When I complain about having knockers capable of knocking me out, at least one person will inevitably pipe up, “Oh your so lucky, I’m only a B cup,” or “but men love big boobs”. This person is wrong and should be shunned immediately. Your sweet little b-cups continue to look fabulous once you take your bra off. They stay right where they’re meant to be – on your chest. You can go braless if your outfit calls for it. And yes, men love big boobs, but most men don’t realise how different BIG boobs look once they’re released from their daily torture device. It’s like being promised a bouncy castle for your birthday party, but when it shows up you realise no one bought a generator to keeping it inflated. That’s some intense disappointment.

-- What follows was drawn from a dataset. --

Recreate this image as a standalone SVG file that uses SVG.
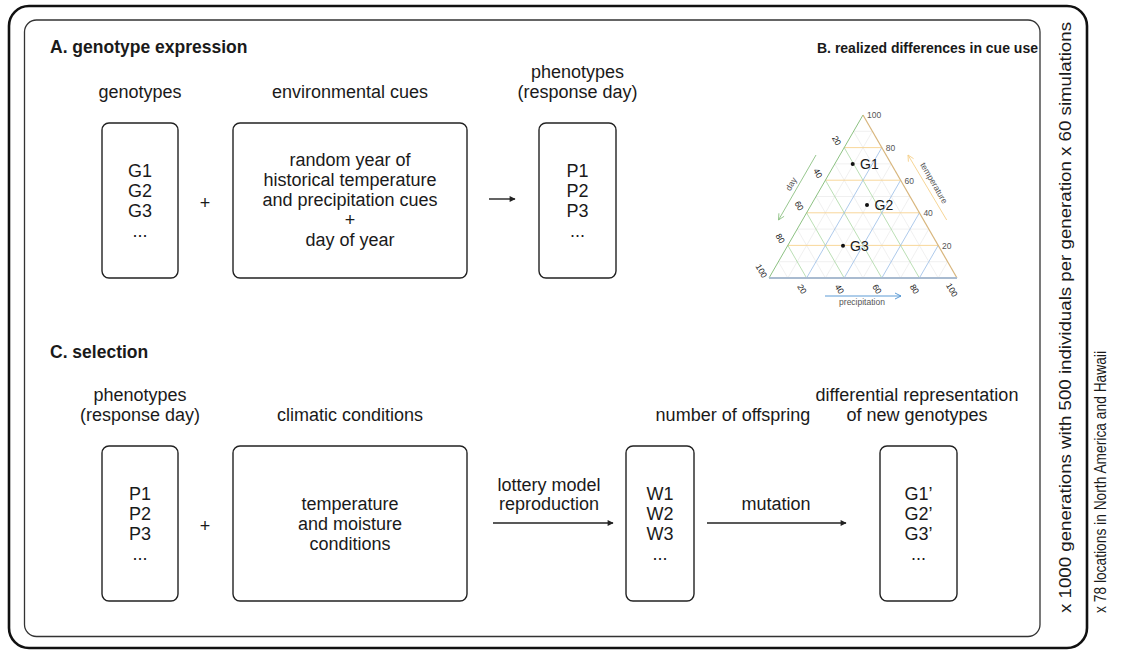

Recently I spent upwards of an hour online trying to locate a bra that fits me, looks nice and I can afford. Nada. Not going to happen.

A Handy Ven Diagram

A Handy Ven Diagram

A friend told me that they have a separate bank account specifically for his well cleavaged wife’s bras, such is the cost of an ample bosom. It’s actually a wise idea. In 4 months I’ve spent $150 on three bras, that didn’t really fit, but were affordable because they were a touch too small. I now have one bra intact, and two with broken underwires. Dear Friend’s chestially-blessed wife bought a bra for $180 back in May and it’s as good as new. My endeavour for cheap bras is false economy. Time to start putting away boob money.